Exercise task: From the listing below, copy only the lines running from the line that contains "Write a Python" to the line that contains "plt.rcParams['font.weight'] = 'bold'", both included.
--- Start Record list ---
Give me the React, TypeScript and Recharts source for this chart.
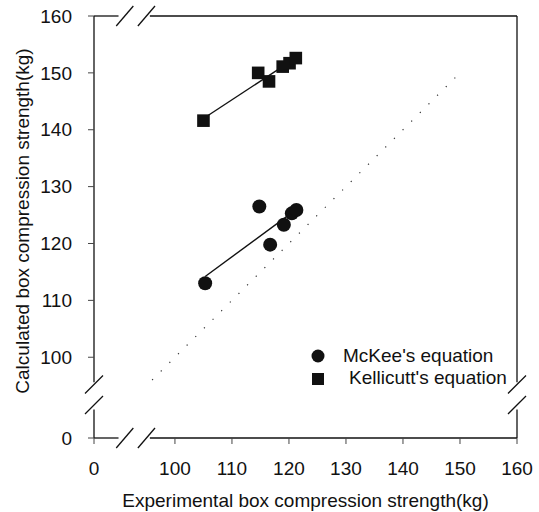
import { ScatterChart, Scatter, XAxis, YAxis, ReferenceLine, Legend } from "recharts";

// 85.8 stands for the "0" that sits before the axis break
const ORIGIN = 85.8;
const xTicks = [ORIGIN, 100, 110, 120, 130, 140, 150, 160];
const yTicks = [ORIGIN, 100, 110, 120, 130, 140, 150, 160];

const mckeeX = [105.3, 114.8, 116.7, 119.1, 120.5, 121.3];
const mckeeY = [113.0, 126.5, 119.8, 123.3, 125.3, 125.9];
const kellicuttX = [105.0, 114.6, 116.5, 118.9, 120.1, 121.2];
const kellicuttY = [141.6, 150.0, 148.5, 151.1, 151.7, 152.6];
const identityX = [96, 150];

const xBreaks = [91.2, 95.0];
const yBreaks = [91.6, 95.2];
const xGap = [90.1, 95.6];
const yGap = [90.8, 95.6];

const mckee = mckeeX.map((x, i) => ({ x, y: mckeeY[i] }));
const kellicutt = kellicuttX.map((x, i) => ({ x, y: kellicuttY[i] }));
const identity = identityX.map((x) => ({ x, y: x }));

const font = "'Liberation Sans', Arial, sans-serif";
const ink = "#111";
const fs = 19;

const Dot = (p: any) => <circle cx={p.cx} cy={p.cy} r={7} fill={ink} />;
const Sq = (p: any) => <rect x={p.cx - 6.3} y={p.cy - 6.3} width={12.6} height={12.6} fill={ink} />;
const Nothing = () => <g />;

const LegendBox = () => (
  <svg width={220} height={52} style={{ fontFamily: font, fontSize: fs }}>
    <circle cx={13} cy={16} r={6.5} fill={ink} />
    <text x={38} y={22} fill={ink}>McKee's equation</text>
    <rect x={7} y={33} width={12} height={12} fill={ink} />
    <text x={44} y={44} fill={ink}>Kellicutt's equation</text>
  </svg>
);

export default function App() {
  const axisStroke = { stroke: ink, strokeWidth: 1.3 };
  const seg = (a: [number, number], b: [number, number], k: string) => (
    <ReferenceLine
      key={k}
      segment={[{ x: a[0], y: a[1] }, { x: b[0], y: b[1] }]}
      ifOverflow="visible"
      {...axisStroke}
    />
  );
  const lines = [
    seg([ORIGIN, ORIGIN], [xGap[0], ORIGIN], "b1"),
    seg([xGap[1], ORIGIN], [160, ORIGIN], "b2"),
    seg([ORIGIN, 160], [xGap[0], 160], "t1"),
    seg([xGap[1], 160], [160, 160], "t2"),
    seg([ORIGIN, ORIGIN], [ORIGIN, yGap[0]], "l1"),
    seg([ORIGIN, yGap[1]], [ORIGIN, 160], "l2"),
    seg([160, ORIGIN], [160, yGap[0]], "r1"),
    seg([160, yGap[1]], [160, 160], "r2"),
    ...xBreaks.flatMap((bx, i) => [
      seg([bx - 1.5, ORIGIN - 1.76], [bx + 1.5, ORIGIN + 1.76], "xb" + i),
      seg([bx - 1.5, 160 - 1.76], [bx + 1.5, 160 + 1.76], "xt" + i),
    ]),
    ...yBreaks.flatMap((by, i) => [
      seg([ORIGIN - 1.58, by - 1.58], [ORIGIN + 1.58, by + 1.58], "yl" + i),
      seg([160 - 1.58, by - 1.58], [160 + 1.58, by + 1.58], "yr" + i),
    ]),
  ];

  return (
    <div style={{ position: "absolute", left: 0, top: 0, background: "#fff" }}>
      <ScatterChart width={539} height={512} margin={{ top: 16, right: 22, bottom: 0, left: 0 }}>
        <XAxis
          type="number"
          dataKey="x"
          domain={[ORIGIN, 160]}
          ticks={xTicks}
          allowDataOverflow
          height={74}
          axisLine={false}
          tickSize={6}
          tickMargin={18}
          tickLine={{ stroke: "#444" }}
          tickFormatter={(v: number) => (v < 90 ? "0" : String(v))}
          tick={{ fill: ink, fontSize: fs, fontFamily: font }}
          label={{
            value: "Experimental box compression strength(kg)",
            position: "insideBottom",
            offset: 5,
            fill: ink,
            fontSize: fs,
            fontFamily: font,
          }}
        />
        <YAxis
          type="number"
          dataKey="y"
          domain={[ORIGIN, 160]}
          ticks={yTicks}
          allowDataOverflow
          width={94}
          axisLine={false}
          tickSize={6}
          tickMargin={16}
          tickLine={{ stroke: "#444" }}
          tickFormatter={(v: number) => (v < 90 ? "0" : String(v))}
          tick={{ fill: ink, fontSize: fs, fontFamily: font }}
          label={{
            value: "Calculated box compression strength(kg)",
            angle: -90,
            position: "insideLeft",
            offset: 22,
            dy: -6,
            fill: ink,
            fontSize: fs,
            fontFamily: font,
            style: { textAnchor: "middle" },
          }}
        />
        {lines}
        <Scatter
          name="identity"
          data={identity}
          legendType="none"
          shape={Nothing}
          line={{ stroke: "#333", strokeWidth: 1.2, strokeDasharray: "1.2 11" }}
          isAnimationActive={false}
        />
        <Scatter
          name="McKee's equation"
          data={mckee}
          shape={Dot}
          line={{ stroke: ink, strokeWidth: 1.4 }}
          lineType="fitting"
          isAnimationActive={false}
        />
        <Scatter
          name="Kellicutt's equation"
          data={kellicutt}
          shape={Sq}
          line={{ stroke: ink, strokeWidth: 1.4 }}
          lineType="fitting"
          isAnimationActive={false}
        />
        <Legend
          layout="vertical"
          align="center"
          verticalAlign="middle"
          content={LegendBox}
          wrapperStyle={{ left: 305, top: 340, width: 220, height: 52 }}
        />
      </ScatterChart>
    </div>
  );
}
--- End Record list ---
--- Start Record list ---
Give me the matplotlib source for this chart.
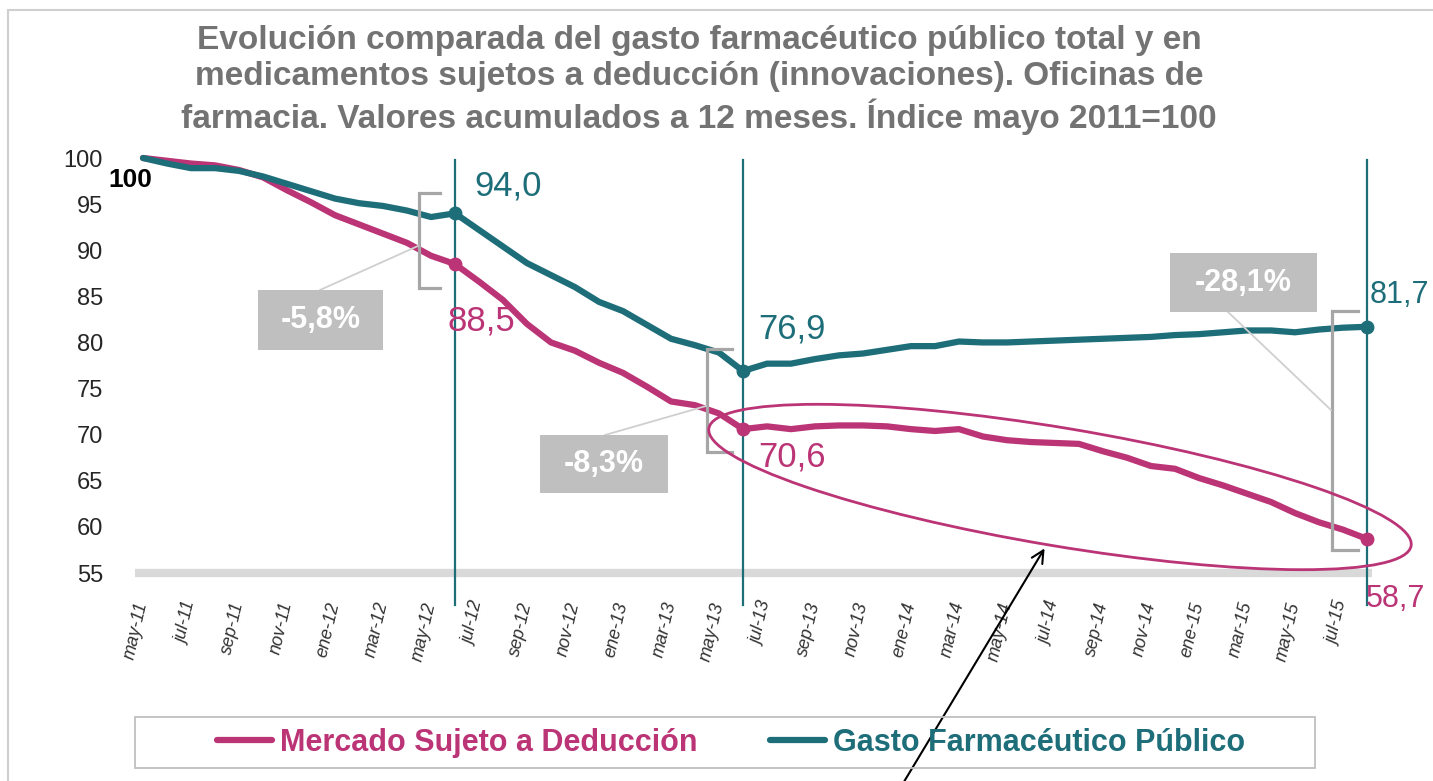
--- End Record list ---
--- Start Record list ---
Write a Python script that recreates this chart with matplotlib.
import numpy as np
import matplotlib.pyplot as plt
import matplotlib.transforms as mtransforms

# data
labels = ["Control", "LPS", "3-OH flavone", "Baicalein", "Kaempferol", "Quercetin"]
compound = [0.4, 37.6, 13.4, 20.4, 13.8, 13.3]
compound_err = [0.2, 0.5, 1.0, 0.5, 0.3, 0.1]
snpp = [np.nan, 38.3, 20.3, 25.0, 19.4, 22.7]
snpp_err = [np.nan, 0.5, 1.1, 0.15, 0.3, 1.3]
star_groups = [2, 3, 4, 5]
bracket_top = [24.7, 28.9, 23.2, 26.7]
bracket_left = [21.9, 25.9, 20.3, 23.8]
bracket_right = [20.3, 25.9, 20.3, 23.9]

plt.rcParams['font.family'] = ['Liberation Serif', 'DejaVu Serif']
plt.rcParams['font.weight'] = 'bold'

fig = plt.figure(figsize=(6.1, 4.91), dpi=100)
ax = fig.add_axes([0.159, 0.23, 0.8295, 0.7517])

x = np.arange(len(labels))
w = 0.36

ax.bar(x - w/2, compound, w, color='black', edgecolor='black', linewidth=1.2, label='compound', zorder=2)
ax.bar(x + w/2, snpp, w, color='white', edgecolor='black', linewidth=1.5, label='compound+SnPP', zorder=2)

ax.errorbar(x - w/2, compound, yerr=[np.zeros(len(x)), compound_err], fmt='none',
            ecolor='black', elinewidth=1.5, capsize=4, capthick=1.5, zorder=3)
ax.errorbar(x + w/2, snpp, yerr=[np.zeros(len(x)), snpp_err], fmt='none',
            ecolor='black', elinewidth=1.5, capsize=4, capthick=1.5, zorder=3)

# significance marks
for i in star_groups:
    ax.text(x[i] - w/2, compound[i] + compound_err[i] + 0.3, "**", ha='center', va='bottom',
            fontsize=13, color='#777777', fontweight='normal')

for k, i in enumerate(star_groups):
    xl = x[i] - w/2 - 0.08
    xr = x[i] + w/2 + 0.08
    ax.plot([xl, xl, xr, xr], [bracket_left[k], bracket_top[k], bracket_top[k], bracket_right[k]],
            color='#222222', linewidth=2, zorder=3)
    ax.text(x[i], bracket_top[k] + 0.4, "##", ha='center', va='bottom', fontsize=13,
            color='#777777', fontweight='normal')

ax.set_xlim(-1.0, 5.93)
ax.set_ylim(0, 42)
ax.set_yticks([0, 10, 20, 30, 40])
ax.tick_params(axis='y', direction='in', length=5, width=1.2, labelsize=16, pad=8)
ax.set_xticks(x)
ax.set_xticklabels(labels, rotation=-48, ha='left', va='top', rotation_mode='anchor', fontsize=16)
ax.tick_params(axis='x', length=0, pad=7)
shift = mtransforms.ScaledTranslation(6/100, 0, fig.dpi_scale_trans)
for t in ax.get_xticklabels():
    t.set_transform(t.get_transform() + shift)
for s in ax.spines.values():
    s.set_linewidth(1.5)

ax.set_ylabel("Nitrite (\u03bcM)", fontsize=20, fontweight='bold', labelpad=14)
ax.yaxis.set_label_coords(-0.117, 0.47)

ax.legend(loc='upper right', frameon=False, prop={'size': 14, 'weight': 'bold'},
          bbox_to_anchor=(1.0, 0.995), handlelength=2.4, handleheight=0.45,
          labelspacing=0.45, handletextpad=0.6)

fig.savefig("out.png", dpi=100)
--- End Record list ---
Response to this task:
Write a Python script that recreates this chart with matplotlib.
import numpy as np
import matplotlib.pyplot as plt
import matplotlib.transforms as mtransforms

# data
labels = ["Control", "LPS", "3-OH flavone", "Baicalein", "Kaempferol", "Quercetin"]
compound = [0.4, 37.6, 13.4, 20.4, 13.8, 13.3]
compound_err = [0.2, 0.5, 1.0, 0.5, 0.3, 0.1]
snpp = [np.nan, 38.3, 20.3, 25.0, 19.4, 22.7]
snpp_err = [np.nan, 0.5, 1.1, 0.15, 0.3, 1.3]
star_groups = [2, 3, 4, 5]
bracket_top = [24.7, 28.9, 23.2, 26.7]
bracket_left = [21.9, 25.9, 20.3, 23.8]
bracket_right = [20.3, 25.9, 20.3, 23.9]

plt.rcParams['font.family'] = ['Liberation Serif', 'DejaVu Serif']
plt.rcParams['font.weight'] = 'bold'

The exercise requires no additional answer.